GIVEN DATA ->
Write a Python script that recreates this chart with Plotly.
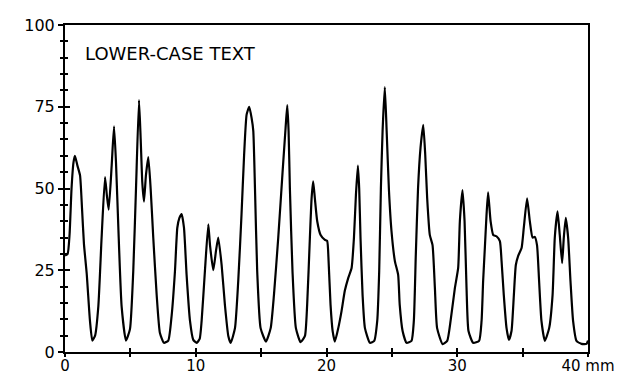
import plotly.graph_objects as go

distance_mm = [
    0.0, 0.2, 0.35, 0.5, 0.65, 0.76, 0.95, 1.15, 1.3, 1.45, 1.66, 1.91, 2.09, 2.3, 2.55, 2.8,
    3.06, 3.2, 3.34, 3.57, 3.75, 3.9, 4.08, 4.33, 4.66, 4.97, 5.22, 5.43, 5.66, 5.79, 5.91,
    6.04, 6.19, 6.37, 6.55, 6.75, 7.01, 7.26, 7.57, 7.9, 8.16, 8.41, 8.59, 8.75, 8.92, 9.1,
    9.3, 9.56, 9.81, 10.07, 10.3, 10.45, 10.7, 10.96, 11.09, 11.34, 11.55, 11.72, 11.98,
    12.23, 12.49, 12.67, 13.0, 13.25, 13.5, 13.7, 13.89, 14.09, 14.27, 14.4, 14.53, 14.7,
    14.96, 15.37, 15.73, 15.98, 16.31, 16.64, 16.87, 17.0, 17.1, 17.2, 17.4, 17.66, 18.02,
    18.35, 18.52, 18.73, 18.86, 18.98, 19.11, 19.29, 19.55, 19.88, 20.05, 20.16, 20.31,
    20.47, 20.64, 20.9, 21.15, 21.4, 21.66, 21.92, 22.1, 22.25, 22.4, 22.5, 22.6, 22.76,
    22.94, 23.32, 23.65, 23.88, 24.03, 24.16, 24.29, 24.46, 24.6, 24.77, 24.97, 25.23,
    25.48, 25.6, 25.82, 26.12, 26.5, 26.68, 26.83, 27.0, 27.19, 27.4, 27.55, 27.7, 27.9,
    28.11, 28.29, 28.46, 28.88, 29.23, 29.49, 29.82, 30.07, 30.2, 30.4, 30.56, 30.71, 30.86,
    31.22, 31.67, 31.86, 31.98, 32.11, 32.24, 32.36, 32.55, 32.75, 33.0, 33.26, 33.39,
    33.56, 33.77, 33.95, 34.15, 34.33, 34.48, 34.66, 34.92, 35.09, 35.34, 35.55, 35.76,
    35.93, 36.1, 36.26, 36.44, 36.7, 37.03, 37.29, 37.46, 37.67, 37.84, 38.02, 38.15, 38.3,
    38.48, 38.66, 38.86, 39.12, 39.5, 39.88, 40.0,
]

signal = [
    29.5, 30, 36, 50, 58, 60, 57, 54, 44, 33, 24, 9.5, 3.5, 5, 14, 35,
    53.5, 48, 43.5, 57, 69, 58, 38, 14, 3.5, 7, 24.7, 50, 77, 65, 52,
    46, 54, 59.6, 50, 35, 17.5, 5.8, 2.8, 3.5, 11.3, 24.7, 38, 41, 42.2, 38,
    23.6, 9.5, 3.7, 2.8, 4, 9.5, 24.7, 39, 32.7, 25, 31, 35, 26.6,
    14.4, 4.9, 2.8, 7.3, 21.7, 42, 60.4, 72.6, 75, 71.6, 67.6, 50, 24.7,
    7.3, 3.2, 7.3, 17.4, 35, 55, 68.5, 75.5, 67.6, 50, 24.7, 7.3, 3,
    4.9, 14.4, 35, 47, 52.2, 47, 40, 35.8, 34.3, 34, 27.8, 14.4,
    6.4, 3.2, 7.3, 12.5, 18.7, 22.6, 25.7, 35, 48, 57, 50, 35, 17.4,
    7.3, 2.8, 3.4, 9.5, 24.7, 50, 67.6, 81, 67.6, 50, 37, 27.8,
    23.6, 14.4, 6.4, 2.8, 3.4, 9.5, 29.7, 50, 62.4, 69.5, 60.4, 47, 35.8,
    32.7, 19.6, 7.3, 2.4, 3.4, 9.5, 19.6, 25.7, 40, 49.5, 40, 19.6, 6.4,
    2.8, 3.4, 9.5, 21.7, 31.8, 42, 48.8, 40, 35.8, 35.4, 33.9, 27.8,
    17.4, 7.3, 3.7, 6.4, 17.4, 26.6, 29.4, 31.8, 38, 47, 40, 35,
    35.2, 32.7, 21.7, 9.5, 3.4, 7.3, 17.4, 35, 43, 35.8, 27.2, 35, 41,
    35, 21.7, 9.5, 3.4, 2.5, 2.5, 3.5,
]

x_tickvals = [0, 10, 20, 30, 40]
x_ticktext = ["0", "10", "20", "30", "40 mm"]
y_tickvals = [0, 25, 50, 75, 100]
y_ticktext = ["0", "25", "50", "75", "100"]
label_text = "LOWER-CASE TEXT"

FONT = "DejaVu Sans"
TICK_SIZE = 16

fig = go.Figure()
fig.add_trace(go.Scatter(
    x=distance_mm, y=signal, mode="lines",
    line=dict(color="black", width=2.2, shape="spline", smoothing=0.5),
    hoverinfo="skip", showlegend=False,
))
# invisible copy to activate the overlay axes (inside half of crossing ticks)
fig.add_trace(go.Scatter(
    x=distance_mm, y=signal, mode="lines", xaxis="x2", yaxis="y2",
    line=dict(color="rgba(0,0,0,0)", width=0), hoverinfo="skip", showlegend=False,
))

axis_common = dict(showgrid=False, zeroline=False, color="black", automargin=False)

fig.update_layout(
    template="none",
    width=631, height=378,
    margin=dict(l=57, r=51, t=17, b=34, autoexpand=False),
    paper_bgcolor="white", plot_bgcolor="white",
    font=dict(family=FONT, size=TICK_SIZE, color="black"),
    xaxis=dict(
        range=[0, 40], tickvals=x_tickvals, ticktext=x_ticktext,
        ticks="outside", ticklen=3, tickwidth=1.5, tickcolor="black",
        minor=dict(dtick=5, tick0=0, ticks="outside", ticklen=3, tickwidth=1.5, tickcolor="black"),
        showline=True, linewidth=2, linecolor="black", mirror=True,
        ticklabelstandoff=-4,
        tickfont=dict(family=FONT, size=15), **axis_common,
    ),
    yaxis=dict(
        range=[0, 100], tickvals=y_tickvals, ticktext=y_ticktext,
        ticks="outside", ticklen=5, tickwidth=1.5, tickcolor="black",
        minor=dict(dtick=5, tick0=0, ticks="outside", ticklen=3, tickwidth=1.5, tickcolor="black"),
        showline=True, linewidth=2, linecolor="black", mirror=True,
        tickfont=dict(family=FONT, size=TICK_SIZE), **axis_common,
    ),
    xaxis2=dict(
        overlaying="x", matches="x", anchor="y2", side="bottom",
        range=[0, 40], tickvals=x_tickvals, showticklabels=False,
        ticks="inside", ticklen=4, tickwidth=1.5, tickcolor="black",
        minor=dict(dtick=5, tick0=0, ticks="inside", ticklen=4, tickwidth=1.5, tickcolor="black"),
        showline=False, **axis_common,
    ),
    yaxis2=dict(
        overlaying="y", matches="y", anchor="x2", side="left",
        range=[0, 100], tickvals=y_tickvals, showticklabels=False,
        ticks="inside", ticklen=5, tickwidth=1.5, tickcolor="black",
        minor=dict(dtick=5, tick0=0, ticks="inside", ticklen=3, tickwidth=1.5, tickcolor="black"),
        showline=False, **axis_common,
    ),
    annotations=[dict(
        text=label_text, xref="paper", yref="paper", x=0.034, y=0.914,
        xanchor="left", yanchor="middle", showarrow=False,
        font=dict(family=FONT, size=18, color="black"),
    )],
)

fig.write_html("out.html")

BRIEF ->
Return nothing but the lines running from the start of the data to the line with "import plotly.graph_objects as go", please, both ends included and no pictures.

COMPLETE ANSWER ->
Write a Python script that recreates this chart with Plotly.
import plotly.graph_objects as go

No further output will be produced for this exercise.